New NMR approach for studying droplet-shaped cell content
Researchers in Utrecht have found a new way to observe membraneless compartments at an unprecedented level of resolution. The existence of these so-called biomolecular condensates in the cell contradicts every textbook on the subject. This is the first time that they have been observed in the test tube with a high degree of precision. The researchers and their colleagues in Germany will publish their findings in Nature Communications on 4 October 2019.
Secondary school students still learn that cells hold organelles that are surrounded by a membrane, but their biology textbooks are now obsolete. For the past few years, scientists have known that in addition to the membrane-covered organelles, like mitochondria and the Golgi complex, there are also membraneless compartments within the cell called biomolecular condensates.
"These 'droplets' consist of proteins and RNA, and are distributed throughout the cell. The condensates occasionally form islands: The concentration of certain proteins suddenly increases, creating clusters of molecules. That happens all over the cell, in the cytoplasm, but also in the nucleus," explains last author Marc Baldus from Utrecht University. "It's completely different from what's in the textbooks.

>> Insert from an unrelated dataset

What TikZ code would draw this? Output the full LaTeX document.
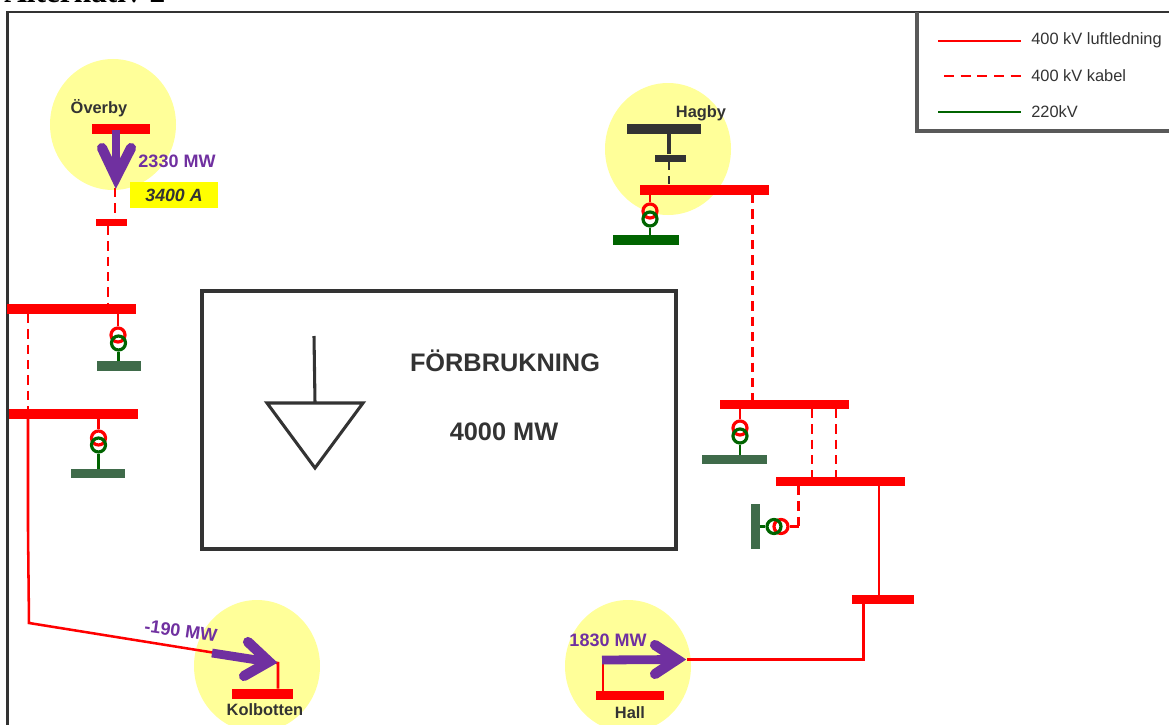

Not everything has a fixed position, like we'd always thought; even DNA can form these droplets."
Scientists have known about these membraneless compartments for a few years now, but the resolution of a normal microscope, tomography, and MRI has not been sufficient to visualize the dynamic nature of these droplets at the atomic level. Utrecht University has advanced magnetic resonance (NMR) equipment to observe complex systems. In this study, the researchers worked with the group led by Remco Sprangers at the University of Regensburg to develop a new NMR approach to study proteins that form droplets: a combination of 'solid-state' and 'solution state' NMR.
"A large proportion of the proteins don't have a fixed structure; they shift from one form to another. The unfolded parts of the protein can rapidly move, and are available to interact with other proteins. We can now follow these processes at high resolution; where the protein binds, to which other protein it binds, and we will eventually be able to see how fast it happens as well," says Baldus.
Biomolecular condensates often contain proteins that play a role in diseases such as cancer, Alzheimer's disease and ALS. "For this reason, the pharmaceutical industry is now interested in them as well: more knowledge about their structure might make it possible to administer medications more accurately," Baldus explains. "But that's step two. For the first time, we've proven that we can study these droplets at the highest resolution, and now we'll start working on identifying all of the details in these systems."